Now, when I try to garb these experiences in words, I have to let the mind play on them to paint an observable picture. I feel like cheating, I hope the viewer has seen at least part of it himself and so will be able to share and bear with me.

What I am trying to describe is not an imaginary state of mind. It is the same state that permitted Einstein to formulate his scientific outlook and may permit his successors to find and apply the equations Einstein sought but did not find. It is the state of mind that permits a financial wizard to see through the maze of money and accounting to the core of economics. It is the state of mind that permits a healer to see your ailment or his own, and correct it.
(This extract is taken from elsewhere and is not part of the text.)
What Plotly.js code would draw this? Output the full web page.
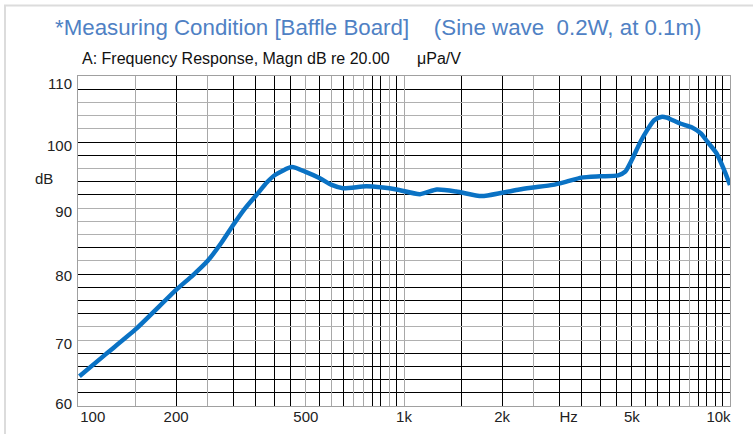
<!DOCTYPE html>
<html>
<head>
<meta charset="utf-8">
<script src="https://cdn.plot.ly/plotly-3.0.1.min.js"></script>
<style>
html,body{margin:0;padding:0;background:#fff;}
#chart{width:753px;height:434px;}
</style>
</head>
<body>
<div id="chart"></div>
<script>
// Frequency response data (Hz, dB)
const freqHz = [101, 122, 150, 200, 225, 250, 275, 300, 325, 353, 380, 402, 453, 497, 552, 600, 650, 766, 862, 950, 1120, 1260, 1446, 1730, 2000, 2260, 2490, 2860, 3150, 3500, 3990, 4540, 4770, 5000, 5310, 5570, 5850, 6150, 6390, 7030, 7650, 8140, 8540, 9090, 9550, 10000];
const magnDb = [64.5, 67.9, 71.6, 77.6, 79.8, 82.0, 84.7, 87.5, 89.9, 92.0, 93.9, 95.0, 96.2, 95.5, 94.5, 93.5, 93.0, 93.3, 93.1, 92.8, 92.1, 92.8, 92.5, 91.8, 92.3, 92.8, 93.1, 93.5, 94.0, 94.6, 94.8, 94.95, 95.5, 97.3, 100.0, 101.8, 103.3, 103.8, 103.7, 102.8, 102.2, 101.3, 100.0, 98.3, 96.0, 93.5];

// Grid lines (dark and light) as in the reference
const gridXDark = [200, 300, 350, 400, 450, 550, 650, 800, 850, 950, 1500, 2000, 3000, 3500, 4000, 4500, 5000, 5500, 6000, 6500, 7000, 8000, 8500, 9000, 9500];
const gridXLight = [150, 250, 500, 600, 700, 750, 900, 1000, 2500, 7500];
const gridYDark = [62, 64, 66, 68, 74, 76, 78, 80, 84, 92, 94, 98, 100, 108];
const gridYLight = [70, 72, 82, 86, 88, 90, 96, 102, 104, 106];

// Tick labels and where they sit
const xTickText = ['100', '200', '500', '1k', '2k', 'Hz', '5k', '10k'];
const xTickPos = [111, 200, 500, 1000, 2000, 3200, 5000, 9220];
const yTickText = ['110', '100', '90', '80', '70', '60'];
const yTickPos = [108.8, 99.4, 89.4, 79.7, 69.4, 60.3];

const XR = [2, 4];
const YR = [60, 110];
const tickFont = {family: 'Liberation Sans, Arial, sans-serif', size: 15, color: '#222'};

const traces = [
  {x: freqHz, y: magnDb, type: 'scatter', mode: 'lines', xaxis: 'x', yaxis: 'y',
   line: {color: '#0a72c4', width: 4.5, shape: 'spline', smoothing: 0.6}, hoverinfo: 'skip', showlegend: false},
  {x: [], y: [], type: 'scatter', mode: 'lines', xaxis: 'x2', yaxis: 'y2', showlegend: false},
  {x: [], y: [], type: 'scatter', mode: 'lines', xaxis: 'x3', yaxis: 'y3', showlegend: false}
];

const layout = {
  width: 753, height: 434,
  margin: {l: 78, r: 23, t: 76, b: 28},
  paper_bgcolor: '#fff', plot_bgcolor: '#fff',
  showlegend: false,
  title: {
    text: '*Measuring Condition [Baffle Board]\u00a0\u00a0\u00a0\u00a0(Sine wave\u00a0\u00a00.2W, at 0.1m)',
    font: {family: 'Liberation Sans, Arial, sans-serif', size: 22.3, color: '#4f81c4'},
    x: 55 / 753, xanchor: 'left', xref: 'container',
    y: 1 - 27 / 434, yanchor: 'middle', yref: 'container'
  },
  xaxis: {type: 'log', range: XR, tickvals: gridXDark, showticklabels: false, ticks: '',
          showgrid: true, gridcolor: '#000', gridwidth: 1, zeroline: false,
          showline: true, linecolor: '#a0a0a0', linewidth: 1, mirror: true, fixedrange: true},
  yaxis: {range: YR, tickvals: gridYDark, showticklabels: false, ticks: '',
          showgrid: true, gridcolor: '#000', gridwidth: 1, zeroline: false,
          showline: true, linecolor: '#a0a0a0', linewidth: 1, mirror: true, fixedrange: true},
  xaxis2: {type: 'log', range: XR, overlaying: 'x', anchor: 'y2', tickvals: gridXLight, showticklabels: false, ticks: '',
           showgrid: true, gridcolor: '#a8a8a8', gridwidth: 1, zeroline: false, showline: false, fixedrange: true},
  yaxis2: {range: YR, overlaying: 'y', anchor: 'x2', tickvals: gridYLight, showticklabels: false, ticks: '',
           showgrid: true, gridcolor: '#b0b0b0', gridwidth: 1, zeroline: false, showline: false, fixedrange: true},
  xaxis3: {type: 'log', range: XR, overlaying: 'x', anchor: 'y3', side: 'bottom', tickvals: xTickPos, ticktext: xTickText,
           tickmode: 'array', ticks: '', showgrid: false, zeroline: false, showline: false, tickfont: tickFont, fixedrange: true},
  yaxis3: {range: YR, overlaying: 'y', anchor: 'x3', side: 'left', tickvals: yTickPos, ticktext: yTickText,
           tickmode: 'array', ticks: '', showgrid: false, zeroline: false, showline: false, tickfont: tickFont,
           ticklabelstandoff: 5, fixedrange: true},
  annotations: [
    {text: 'dB', xref: 'paper', yref: 'paper', x: (43.5 - 78) / 652, y: (406 - 178) / 330,
     xanchor: 'center', yanchor: 'middle', showarrow: false, font: tickFont},
    {text: 'A: Frequency Response, Magn dB re 20.00', xref: 'paper', yref: 'paper',
     x: (80 - 78) / 652, y: (406 - 58) / 330, xanchor: 'left', yanchor: 'middle', showarrow: false,
     font: {family: 'Liberation Sans, Arial, sans-serif', size: 16, color: '#111'}},
    {text: 'μPa/V', xref: 'paper', yref: 'paper',
     x: (415 - 78) / 652, y: (406 - 58) / 330, xanchor: 'left', yanchor: 'middle', showarrow: false,
     font: {family: 'Liberation Sans, Arial, sans-serif', size: 16, color: '#111'}}
  ],
  shapes: [
    {type: 'rect', xref: 'paper', yref: 'paper', x0: (5 - 78) / 652, x1: 1.2, y0: -0.3, y1: (406 - 5.5) / 330,
     line: {color: '#dcdcdc', width: 2}, fillcolor: 'rgba(0,0,0,0)', layer: 'below'}
  ]
};

Plotly.newPlot('chart', traces, layout, {displayModeBar: false, staticPlot: true});
</script>
</body>
</html>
A prying Gallup Poll purported to find that ten per cent of us were mystics and had visions of one kind or another. Since most people are shy about gifts or blessings of this kind and would not reveal them to poll takers, may we conclude that most, or perhaps all of us, are genuine mystics?

What do rank-and-file mystics do? How do they spend their days? Michael and Benefsha spend many of them in Jerusalem, in tandem. While one is out there, bringing together Israelis, Arabs and Palestinians to work together, sing together, dance together, the other stays in San Francisco, keeping the home fires burning. They have no capital, travel on a shoe string, speak all languages. Michael, a horticulturist, builds greenhouses around Jerusalem, hoping thus to provide required capital. He also writes furious begging letters to friends and enemies, telling about living on cucumbers and yoghurt to make ends meet.

Some Arab youngsters recently rushed Benefsha in Jerusalem, inciting the crowd to lynch “the infidel”. Benefsha is no infidel. She is a sufi, acknowledged by Hebrews, Christians and, particularly, by Muslims as the source and inspiration for all these religions. An old Arab sufi sheik sprang to her side. He had never seen her before, but sufis often recognize each other. He also knew Benefsha was so other-worldly, so devoted to her cause he could do anything physical to her without her even noticing. He pierced her neck with a sword, she told, her eyes widening, while he thundered to the young Arabs, “This is the proof what kind of person this girl is. Come forward, any one who thinks he is a better Arab than she, and we shall see!”

The youngsters fled before the old sheik could try his sword on them. Benefsha could continue her important work more safely than before. Such incidents pave the way toward peace in the Middle East.